Can we find knowledge without funding? Perhaps genuine science needs to say that we will search for knowledge without funding. Who can know? But Fritjof, awareness is not the problem.

Updated almost immediately:-

After finishing this blog I ate and began listening to HHDL’s Consciousness in a Single Atom. Almost the first thing that hit me was Richard Gere saying “Because I am an internationalist at heart one of the qualities that has moved me most about scientists is their amazing willingness to share knowledge with each other” [CD1 Prologue 1 of 2 – 3.26 mins]. Whilst I don’t accept this is true of 100% of the scientists, and whilst this willingness to share becomes less so as science becomes increasingly dominated by the need for funding, I do not take this quote as a refutation of my argument. When one can observe that, given this genuine desire for the search for knowledge and its sharing does exist, the body of knowledge that makes up science has narrowed and has become focussed on technology, then we can assess that this narrowing is because this technology is a platform for profit. Given that scientists desire to share knowledge this shows that the dominant force of discovery is not the scientists’ search for knowledge but the influence of the 1% in its channelling towards profit.

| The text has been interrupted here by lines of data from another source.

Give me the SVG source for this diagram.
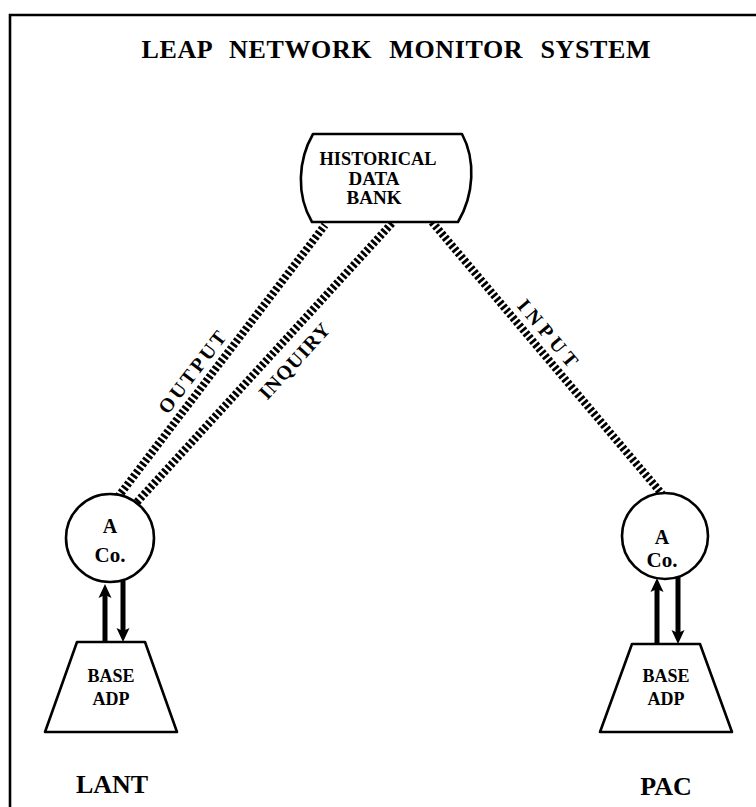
<svg xmlns="http://www.w3.org/2000/svg" width="756" height="807" viewBox="0 0 756 807">
<style>
  .t { font-family: "Liberation Serif", "Times New Roman", serif; font-weight: bold; fill: #000; text-anchor: middle; }
  .shape { fill: #fff; stroke: #000; stroke-width: 2.6; stroke-linejoin: round; }
  .hatch { fill: none; stroke: #000; stroke-width: 8; stroke-dasharray: 2.8 2.2; }
  .arrow { fill: none; stroke: #000; stroke-width: 5; marker-end: url(#head); }
  .frame { fill: none; stroke: #000; stroke-width: 2.6; }
</style>
<defs>
  <marker id="head" markerUnits="userSpaceOnUse" markerWidth="16" markerHeight="16" refX="6" refY="8" orient="auto">
    <path d="M0,1.5 L14,8 L0,14.5 L3,8 z" fill="#000"/>
  </marker>
</defs>
<rect width="756" height="807" fill="#fff"/>
<path class="frame" d="M10,807 L10,15 L756,15"/>
<text class="t" x="396" y="58" font-size="26" textLength="509" lengthAdjust="spacing" word-spacing="10">LEAP NETWORK MONITOR SYSTEM</text>

<g id="connectors">
  <line class="hatch" x1="118" y1="497" x2="325" y2="225"/>
  <line class="hatch" x1="137" y1="502" x2="393" y2="222"/>
  <line class="hatch" x1="432" y1="222" x2="662" y2="494" stroke-dasharray="2.6 1.6"/>
  <line class="arrow" x1="105" y1="642" x2="105" y2="592"/>
  <line class="arrow" x1="123" y1="581" x2="123" y2="634"/>
  <line class="arrow" x1="657" y1="644" x2="657" y2="586"/>
  <line class="arrow" x1="678" y1="577" x2="678" y2="636"/>
  <g transform="translate(192,372) rotate(-52.7)"><text class="t" x="0" y="7" font-size="20" textLength="98" lengthAdjust="spacing">OUTPUT</text></g>
  <g transform="translate(294,361) rotate(-47.6)"><text class="t" x="0" y="7" font-size="20" textLength="95" lengthAdjust="spacing">INQUIRY</text></g>
  <g transform="translate(548,333) rotate(49.8)"><text class="t" x="0" y="7" font-size="20" textLength="82" lengthAdjust="spacing">INPUT</text></g>
</g>

<g id="historical-data-bank">
  <path class="shape" d="M313,134 L462,134 C476,160 474,195 458,222 L312,222 C296,195 298,160 313,134 Z"/>
  <text class="t" x="378" y="165" font-size="19" textLength="117" lengthAdjust="spacingAndGlyphs">HISTORICAL</text>
  <text class="t" x="374" y="185" font-size="19">DATA</text>
  <text class="t" x="374" y="204" font-size="19">BANK</text>
</g>

<g id="lant-aco">
  <circle class="shape" cx="110" cy="538" r="44"/>
  <text class="t" x="110" y="533" font-size="20">A</text>
  <text class="t" x="110" y="562" font-size="21">Co.</text>
</g>
<g id="lant-base-adp">
  <path class="shape" d="M77,642 L145,642 L177,732 L45,732 Z"/>
  <text class="t" x="111" y="682" font-size="18">BASE</text>
  <text class="t" x="111" y="705" font-size="18">ADP</text>
</g>
<g id="pac-aco">
  <circle class="shape" cx="665" cy="536" r="43"/>
  <text class="t" x="662" y="544" font-size="20">A</text>
  <text class="t" x="662" y="567" font-size="21">Co.</text>
</g>
<g id="pac-base-adp">
  <path class="shape" d="M632,644 L700,644 L732,732 L600,732 Z"/>
  <text class="t" x="666" y="682" font-size="18">BASE</text>
  <text class="t" x="666" y="705" font-size="18">ADP</text>
</g>
<text id="lant" class="t" x="112" y="793" font-size="26">LANT</text>
<text id="pac" class="t" x="666" y="795" font-size="26">PAC</text>
</svg>
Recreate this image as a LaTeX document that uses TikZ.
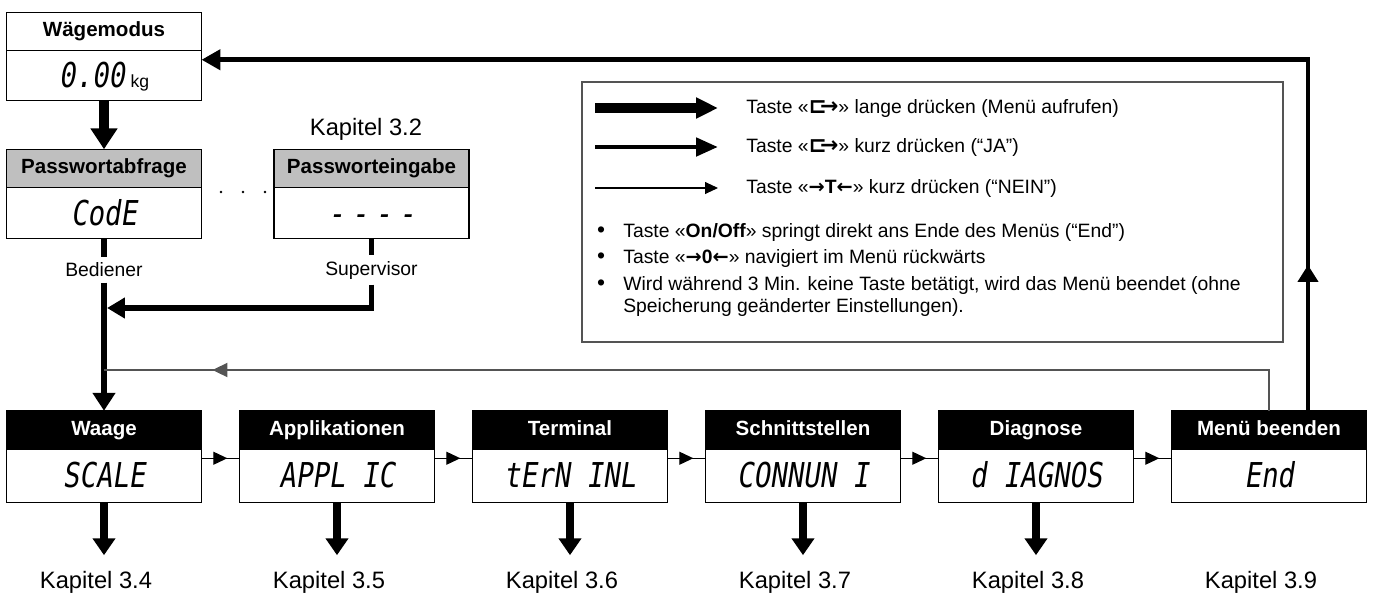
\documentclass[tikz,border=0pt]{standalone}
\usepackage{fontspec}
\setmainfont{Liberation Sans}
\newfontfamily\lcdfont{DejaVu Sans Mono}[FakeStretch=0.8,FakeSlant=0.15]
\newfontfamily\symfont{DejaVu Sans}
\usetikzlibrary{arrows.meta,positioning,decorations.markings}

\definecolor{hdrgray}{gray}{0.75}
\definecolor{linegray}{gray}{0.33}
\newcommand{\enterkey}{{\symfont\bfseries\fontsize{12.5}{12}\selectfont ⊏\kern-0.32em→}}
\newcommand{\tarekey}{{\symfont\bfseries →}\textbf{T}{\symfont\bfseries ←}}
\newcommand{\zerokey}{{\symfont\bfseries →}\textbf{0}{\symfont\bfseries ←}}

\begin{document}
\begin{tikzpicture}[x=0.02cm,y=-0.02cm,
  box/.style={draw,line width=0.8pt,outer sep=0pt,inner sep=0pt,minimum width=3.9cm},
  headbox/.style={box,minimum height=0.77cm,text height=8.6pt,text depth=2.4pt,
    font=\fontsize{11.7}{14}\selectfont\bfseries},
  lcdbox/.style={box,minimum height=1.02cm,text height=14.2pt,text depth=0.6pt,
    font=\lcdfont\fontsize{19.5}{22}\selectfont},
  kaplabel/.style={font=\fontsize{13.5}{16}\selectfont,inner sep=0pt},
  rolelabel/.style={font=\fontsize{11}{13}\selectfont,inner sep=3pt},
  legtext/.style={anchor=west,inner sep=0pt,font=\fontsize{11}{12.6}\selectfont},
  legdot/.style={anchor=base,inner sep=0pt,font=\fontsize{13}{13}\selectfont},
  fatarrow/.style={line width=5.7pt,-{Triangle[width=14.7pt,length=11.9pt]}},
  midline/.style={line width=3.4pt},
  kaparrow/.style={line width=4pt,-{Triangle[width=12.5pt,length=9.6pt]},shorten >=9pt},
  neinline/.style={line width=0.6pt,postaction={decorate},
    decoration={markings,mark=at position 0.68 with {\arrow{Triangle[width=7.4pt,length=8pt]}}}},
  backline/.style={draw=linegray,line width=1.1pt,postaction={decorate},
    decoration={markings,mark=at position 0.91 with {\arrow[linegray]{Triangle[width=8pt,length=8.5pt]}}}},
  retline/.style={line width=2.8pt,-{Triangle[width=11.3pt,length=10.8pt]},postaction={decorate},
    decoration={markings,mark=at position 0.1 with {\arrow{Triangle[width=11.3pt,length=9.6pt]}}}}
]
\useasboundingbox (0,0) rectangle (1374,599);

% Waegemodus and password
\node[headbox,fill=white] (wm-h) at (104,31.5) {Wägemodus};
\node[lcdbox,minimum height=1cm,below=0pt of wm-h] (wm) {0.00\,{\normalfont\fontsize{10}{12}\selectfont kg}};
\node[headbox,fill=hdrgray] (pa-h) at (104,168.5) {Passwortabfrage};
\node[lcdbox,below=0pt of pa-h] (pa) {CodE};
\node[headbox,fill=hdrgray] (pe-h) at (371.5,168.5) {Passworteingabe};
\node[lcdbox,below=0pt of pe-h] (pe) {\spaceskip=4pt - - - -};
\node[kaplabel] (k-pe) at (366,129) {Kapitel 3.2};
\foreach \x in {221,243,265}
  \fill (\x,192) circle (1.3);
\node[rolelabel] (bed) at (104,270) {Bediener};
\node[rolelabel] (sup) at (371.5,270) {Supervisor};

% menu row
\foreach \n/\ttl/\lcd/\kap [count=\i] in {waage/Waage/SCALE/3.4,appl/Applikationen/APPL IC/3.5,
    term/Terminal/tErN INL/3.6,comm/Schnittstellen/CONNUN I/3.7,diag/Diagnose/d IAGNOS/3.8,
    mend/Menü beenden/End/3.9}{
  \node[headbox,fill=black,text=white] (\n-h) at ({104+(\i-1)*233},430) {\ttl};
  \node[lcdbox,minimum height=1.06cm,below=0pt of \n-h] (\n) {\lcd};
  \node[kaplabel,anchor=north] (k-\n) at ({96+(\i-1)*233},571) {Kapitel \kap};
}
\foreach \n in {waage,appl,term,comm,diag}
  \draw[kaparrow] (\n.south) -- (\n.south |- k-\n.north);
\foreach \a/\b in {waage/appl,appl/term,term/comm,comm/diag,diag/mend}
  \draw[neinline] ([yshift=0.35cm]\a.east) -- ([yshift=0.35cm]\b.west);

% connectors
\draw[fatarrow] (wm.south) -- (pa-h.north);
\draw[midline] (pa.south) -- (bed.north);
\draw[midline,-{Triangle[width=12.5pt,length=10.2pt]}] (bed.south) -- (waage-h.north);
\draw[midline] (pe.south) -- (sup.north);
\coordinate (supjoin) at (107,308);
\draw[midline,-{Triangle[width=11.3pt,length=10.2pt]}] (sup.south) |- (supjoin);
\coordinate (backjoin) at (104,370);
\draw[backline] (mend-h.north) |- (backjoin);
\draw[retline] ([xshift=0.78cm]mend-h.north) |- ([yshift=0.32cm]wm.east);

% legend
\draw[linegray,line width=1.2pt] (582,82) rectangle (1283,342);
\draw[line width=5.7pt,-{Triangle[width=11.3pt,length=12.5pt]}] (595,108) -- (718,108);
\draw[line width=2.8pt,-{Triangle[width=10.2pt,length=12.5pt]}] (595,147) -- (718,147);
\draw[line width=0.6pt,-{Triangle[width=6.8pt,length=7.4pt]}] (595,188) -- (718,188);
\node[legtext] (leg1) at (746,108) {Taste «\enterkey» lange drücken (Menü aufrufen)};
\node[legtext] (leg2) at (746,147) {Taste «\enterkey» kurz drücken (“JA”)};
\node[legtext] (leg3) at (746,188) {Taste «\tarekey» kurz drücken (“NEIN”)};
\node[legtext] (leg4) at (623,232) {Taste «\textbf{On/Off}» springt direkt ans Ende des Menüs (“End”)};
\node[legtext] (leg5) at (623,258) {Taste «\zerokey» navigiert im Menü rückwärts};
\node[legtext,align=left,anchor=north west] (leg6) at (623,276)
  {Wird während 3 Min. keine Taste betätigt, wird das Menü beendet (ohne\\Speicherung geänderter Einstellungen).};
\node[legdot] (dot4) at ([xshift=-0.44cm]leg4.base west) {•};
\node[legdot] (dot5) at ([xshift=-0.44cm]leg5.base west) {•};
\node[legdot] (dot6) at (601,290.5) {•};
\end{tikzpicture}
\end{document}
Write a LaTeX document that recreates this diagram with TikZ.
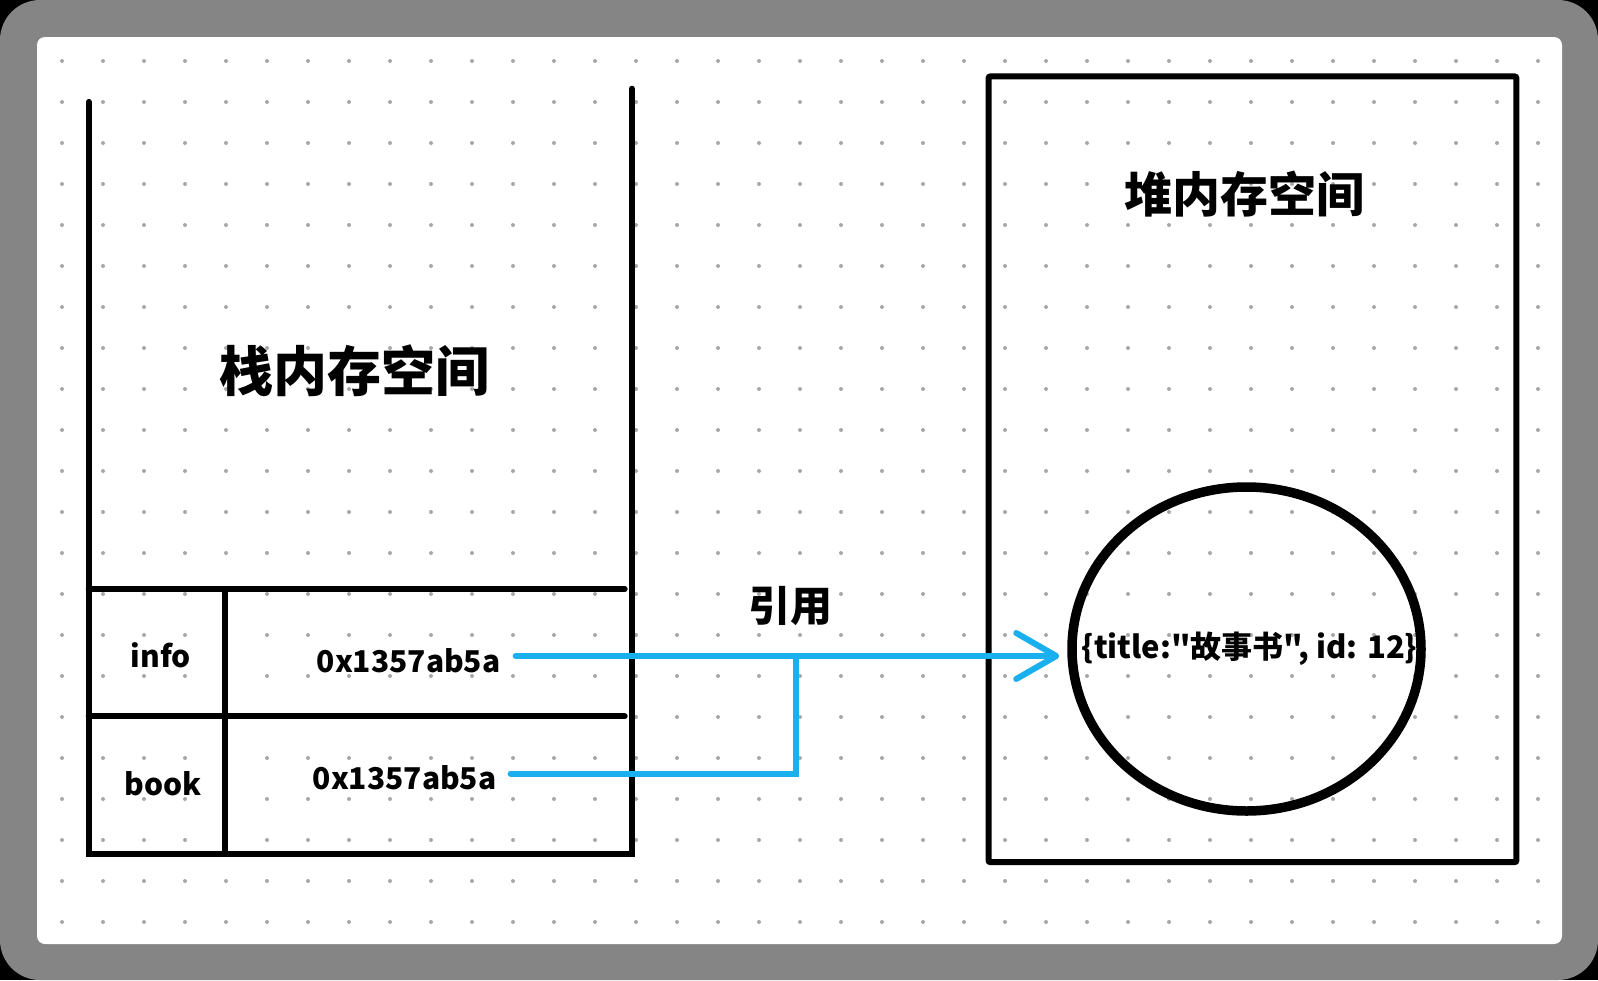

He concludes the section on p4 with:-

“A sustainable society is one that satisfies its needs without diminishing the prospects of future generations.” This, in a nutshell, is the great challenge of our time: to create sustainable communities that is to say, social and cultural environments in which we can satisfy our needs and aspirations without diminishing the chances of future generations.”

This is in direct conflict with the interests of the 1%. How can sustainability work with the singular corporate motivation of increasing profit leading to increased personal wealth of their CEOs? Whilst this conflict does not negate the purpose of this book, it does indicate a cloistered solution, one that is academic and not relevant to daily life.